BEGIN Information provided

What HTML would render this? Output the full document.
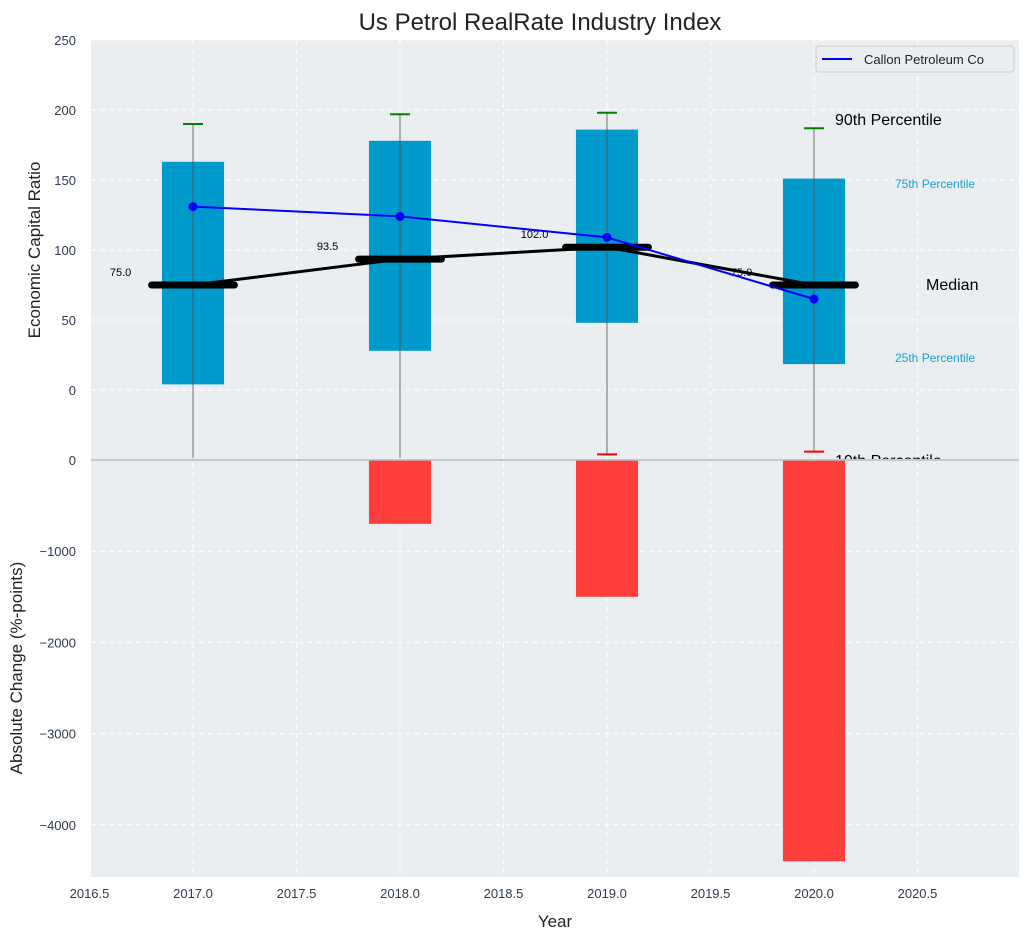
<!DOCTYPE html>
<html><head><meta charset="utf-8"><style>
body{margin:0;background:#fff;font-family:"Liberation Sans",sans-serif}
svg text{font-family:"Liberation Sans",sans-serif}
</style></head><body>
<svg id="chart" width="1029" height="940" xmlns="http://www.w3.org/2000/svg">
<defs><clipPath id="topclip"><rect x="0" y="0" width="1029" height="459"/></clipPath></defs>
<rect x="91" y="40" width="928" height="837" fill="#eaeef0"/>
<g id="grid"></g><g id="marks"></g><g id="axes"></g>
</svg>
<script>
const years=[2017,2018,2019,2020];
const p90=[190,197,198,187];
const p75=[163,178,186,151];
const median=[75,93.5,102,75];
const p25=[4,28,48,18.5];
const p10=[-50,-50,-46,-44];
const callon=[131,124,109,65];
const changeYears=[2018,2019,2020];
const changes=[-700,-1500,-4400];
const xTicks=[2016.5,2017,2017.5,2018,2018.5,2019,2019.5,2020,2020.5];
const yTopTicks=[0,50,100,150,200,250];
const yBotTicks=[0,-1000,-2000,-3000,-4000];

const NS='http://www.w3.org/2000/svg';
const X=v=>193+(v-2017)*207;
const Y=v=>390-1.4*v;
const YB=v=>460-v*0.0912;
function mk(parent,tag,attrs,txt){const e=document.createElementNS(NS,tag);for(const k in attrs)e.setAttribute(k,attrs[k]);if(txt!==undefined)e.textContent=txt;document.getElementById(parent).appendChild(e);return e;}

xTicks.forEach(t=>{const l=mk('grid','line',{x1:X(t),x2:X(t),y1:40,y2:877,stroke:'#fff','stroke-dasharray':'5,4','stroke-width':1});

});
yTopTicks.forEach(t=>{const l=mk('grid','line',{x1:91,x2:1019,y1:Y(t),y2:Y(t),stroke:'#fff','stroke-dasharray':'5,4'});

});
yBotTicks.forEach(t=>{if(t===0)return;const l=mk('grid','line',{x1:91,x2:1019,y1:YB(t),y2:YB(t),stroke:'#fff','stroke-dasharray':'5,4'});

});

const bw=0.3*207;
years.forEach((yr,i)=>{
 const b=mk('marks','rect',{x:X(yr)-bw/2,y:Y(p75[i]),width:bw,height:Y(p25[i])-Y(p75[i]),fill:'#0099cc'});
 
 
 const w=mk('marks','line',{x1:X(yr),x2:X(yr),y1:Y(p90[i]),y2:Math.min(Y(p10[i]),458),stroke:'#555','stroke-opacity':0.7,'stroke-width':1.2});
 
 
 const c1=mk('marks','line',{x1:X(yr)-10,x2:X(yr)+10,y1:Y(p90[i]),y2:Y(p90[i]),stroke:'#008000','stroke-width':2});
 
 
 if(Y(p10[i])<459){const c2=mk('marks','line',{x1:X(yr)-10,x2:X(yr)+10,y1:Y(p10[i]),y2:Y(p10[i]),stroke:'#ff0000','stroke-width':2});
 
 }
});
changeYears.forEach((yr,i)=>{
 const r=mk('marks','rect',{x:X(yr)-bw/2,y:460,width:bw,height:YB(changes[i])-460,fill:'#ff3333','fill-opacity':0.95});
 
 
});
const ml=mk('marks','polyline',{points:years.map((y,i)=>X(y)+','+Y(median[i])).join(' '),fill:'none',stroke:'#000','stroke-width':3});


years.forEach((yr,i)=>{
 const m=mk('marks','line',{x1:X(yr)-0.2*207,x2:X(yr)+0.2*207,y1:Y(median[i]),y2:Y(median[i]),stroke:'#000','stroke-width':7,'stroke-linecap':'round'});
 
 
 const t=mk('marks','text',{x:X(yr)-0.35*207,y:Y(median[i])-9,'font-size':11,'text-anchor':'middle',fill:'#000'},median[i].toFixed(1));
 
 
});
const cl=mk('marks','polyline',{points:years.map((y,i)=>X(y)+','+Y(callon[i])).join(' '),fill:'none',stroke:'#0000ff','stroke-width':2});


years.forEach((yr,i)=>{const c=mk('marks','circle',{cx:X(yr),cy:Y(callon[i]),r:4.5,fill:'#0000ff'});

});
const ann=[['90th Percentile',835,125,16,'#000'],['75th Percentile',895,188,12,'#1a9fd0'],['Median',926,290,16,'#000'],['25th Percentile',895,362,12,'#1a9fd0'],['10th Percentile',835,466,16,'#000']];
ann.forEach(a=>{const t=mk('marks','text',{x:a[1],y:a[2],'font-size':a[3],fill:a[4],'clip-path':'url(#topclip)'},a[0]);

});
const sep=mk('axes','line',{x1:91,x2:1019,y1:460,y2:460,stroke:'#bbb','stroke-width':1.5});


xTicks.forEach(t=>{const e=mk('axes','text',{x:X(t),y:898,'font-size':13,'text-anchor':'middle',fill:'#2e3b4e'},t.toFixed(1));

});
yTopTicks.forEach(t=>{const e=mk('axes','text',{x:76,y:Y(t)+5,'font-size':13,'text-anchor':'end',fill:'#2e3b4e'},String(t));

});
yBotTicks.forEach(t=>{const e=mk('axes','text',{x:76,y:YB(t)+5,'font-size':13,'text-anchor':'end',fill:'#2e3b4e'},t<0?'\u2212'+(-t):String(t));

});
</script>
<svg style="position:absolute;left:0;top:0" width="1029" height="940" xmlns="http://www.w3.org/2000/svg">
<text x="540" y="30" font-size="24" text-anchor="middle" fill="#222">Us Petrol RealRate Industry Index</text>
<text x="555" y="927" font-size="17" text-anchor="middle" fill="#222">Year</text>
<text transform="translate(40,250) rotate(-90)" font-size="17" text-anchor="middle" fill="#222">Economic Capital Ratio</text>
<text transform="translate(22,668) rotate(-90)" font-size="17" text-anchor="middle" fill="#222">Absolute Change (%-points)</text>
<g>
<rect x="816" y="46" width="198" height="26" rx="3" fill="#eaeef0" stroke="#ccc"/>
<line x1="822" x2="852" y1="59" y2="59" stroke="#0000ff" stroke-width="2"/>
<text x="864" y="64" font-size="13" fill="#222">Callon Petroleum Co</text>
</g>
</svg>
</body></html>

END Information provided

• _Problem description_
Without including any picture, repeat the data exactly.

• _Expected output_
What HTML would render this? Output the full document.
<!DOCTYPE html>
<html><head><meta charset="utf-8"><style>
body{margin:0;background:#fff;font-family:"Liberation Sans",sans-serif}
svg text{font-family:"Liberation Sans",sans-serif}
</style></head><body>
<svg id="chart" width="1029" height="940" xmlns="http://www.w3.org/2000/svg">
<defs><clipPath id="topclip"><rect x="0" y="0" width="1029" height="459"/></clipPath></defs>
<rect x="91" y="40" width="928" height="837" fill="#eaeef0"/>
<g id="grid"></g><g id="marks"></g><g id="axes"></g>
</svg>
<script>
const years=[2017,2018,2019,2020];
const p90=[190,197,198,187];
const p75=[163,178,186,151];
const median=[75,93.5,102,75];
const p25=[4,28,48,18.5];
const p10=[-50,-50,-46,-44];
const callon=[131,124,109,65];
const changeYears=[2018,2019,2020];
const changes=[-700,-1500,-4400];
const xTicks=[2016.5,2017,2017.5,2018,2018.5,2019,2019.5,2020,2020.5];
const yTopTicks=[0,50,100,150,200,250];
const yBotTicks=[0,-1000,-2000,-3000,-4000];

const NS='http://www.w3.org/2000/svg';
const X=v=>193+(v-2017)*207;
const Y=v=>390-1.4*v;
const YB=v=>460-v*0.0912;
function mk(parent,tag,attrs,txt){const e=document.createElementNS(NS,tag);for(const k in attrs)e.setAttribute(k,attrs[k]);if(txt!==undefined)e.textContent=txt;document.getElementById(parent).appendChild(e);return e;}

xTicks.forEach(t=>{const l=mk('grid','line',{x1:X(t),x2:X(t),y1:40,y2:877,stroke:'#fff','stroke-dasharray':'5,4','stroke-width':1});

});
yTopTicks.forEach(t=>{const l=mk('grid','line',{x1:91,x2:1019,y1:Y(t),y2:Y(t),stroke:'#fff','stroke-dasharray':'5,4'});

});
yBotTicks.forEach(t=>{if(t===0)return;const l=mk('grid','line',{x1:91,x2:1019,y1:YB(t),y2:YB(t),stroke:'#fff','stroke-dasharray':'5,4'});

});

const bw=0.3*207;
years.forEach((yr,i)=>{
 const b=mk('marks','rect',{x:X(yr)-bw/2,y:Y(p75[i]),width:bw,height:Y(p25[i])-Y(p75[i]),fill:'#0099cc'});
 
 
 const w=mk('marks','line',{x1:X(yr),x2:X(yr),y1:Y(p90[i]),y2:Math.min(Y(p10[i]),458),stroke:'#555','stroke-opacity':0.7,'stroke-width':1.2});
 
 
 const c1=mk('marks','line',{x1:X(yr)-10,x2:X(yr)+10,y1:Y(p90[i]),y2:Y(p90[i]),stroke:'#008000','stroke-width':2});
 
 
 if(Y(p10[i])<459){const c2=mk('marks','line',{x1:X(yr)-10,x2:X(yr)+10,y1:Y(p10[i]),y2:Y(p10[i]),stroke:'#ff0000','stroke-width':2});
 
 }
});
changeYears.forEach((yr,i)=>{
 const r=mk('marks','rect',{x:X(yr)-bw/2,y:460,width:bw,height:YB(changes[i])-460,fill:'#ff3333','fill-opacity':0.95});
 
 
});
const ml=mk('marks','polyline',{points:years.map((y,i)=>X(y)+','+Y(median[i])).join(' '),fill:'none',stroke:'#000','stroke-width':3});


years.forEach((yr,i)=>{
 const m=mk('marks','line',{x1:X(yr)-0.2*207,x2:X(yr)+0.2*207,y1:Y(median[i]),y2:Y(median[i]),stroke:'#000','stroke-width':7,'stroke-linecap':'round'});
 
 
 const t=mk('marks','text',{x:X(yr)-0.35*207,y:Y(median[i])-9,'font-size':11,'text-anchor':'middle',fill:'#000'},median[i].toFixed(1));
 
 
});
const cl=mk('marks','polyline',{points:years.map((y,i)=>X(y)+','+Y(callon[i])).join(' '),fill:'none',stroke:'#0000ff','stroke-width':2});


years.forEach((yr,i)=>{const c=mk('marks','circle',{cx:X(yr),cy:Y(callon[i]),r:4.5,fill:'#0000ff'});

});
const ann=[['90th Percentile',835,125,16,'#000'],['75th Percentile',895,188,12,'#1a9fd0'],['Median',926,290,16,'#000'],['25th Percentile',895,362,12,'#1a9fd0'],['10th Percentile',835,466,16,'#000']];
ann.forEach(a=>{const t=mk('marks','text',{x:a[1],y:a[2],'font-size':a[3],fill:a[4],'clip-path':'url(#topclip)'},a[0]);

});
const sep=mk('axes','line',{x1:91,x2:1019,y1:460,y2:460,stroke:'#bbb','stroke-width':1.5});


xTicks.forEach(t=>{const e=mk('axes','text',{x:X(t),y:898,'font-size':13,'text-anchor':'middle',fill:'#2e3b4e'},t.toFixed(1));

});
yTopTicks.forEach(t=>{const e=mk('axes','text',{x:76,y:Y(t)+5,'font-size':13,'text-anchor':'end',fill:'#2e3b4e'},String(t));

});
yBotTicks.forEach(t=>{const e=mk('axes','text',{x:76,y:YB(t)+5,'font-size':13,'text-anchor':'end',fill:'#2e3b4e'},t<0?'\u2212'+(-t):String(t));

});
</script>
<svg style="position:absolute;left:0;top:0" width="1029" height="940" xmlns="http://www.w3.org/2000/svg">
<text x="540" y="30" font-size="24" text-anchor="middle" fill="#222">Us Petrol RealRate Industry Index</text>
<text x="555" y="927" font-size="17" text-anchor="middle" fill="#222">Year</text>
<text transform="translate(40,250) rotate(-90)" font-size="17" text-anchor="middle" fill="#222">Economic Capital Ratio</text>
<text transform="translate(22,668) rotate(-90)" font-size="17" text-anchor="middle" fill="#222">Absolute Change (%-points)</text>
<g>
<rect x="816" y="46" width="198" height="26" rx="3" fill="#eaeef0" stroke="#ccc"/>
<line x1="822" x2="852" y1="59" y2="59" stroke="#0000ff" stroke-width="2"/>
<text x="864" y="64" font-size="13" fill="#222">Callon Petroleum Co</text>
</g>
</svg>
</body></html>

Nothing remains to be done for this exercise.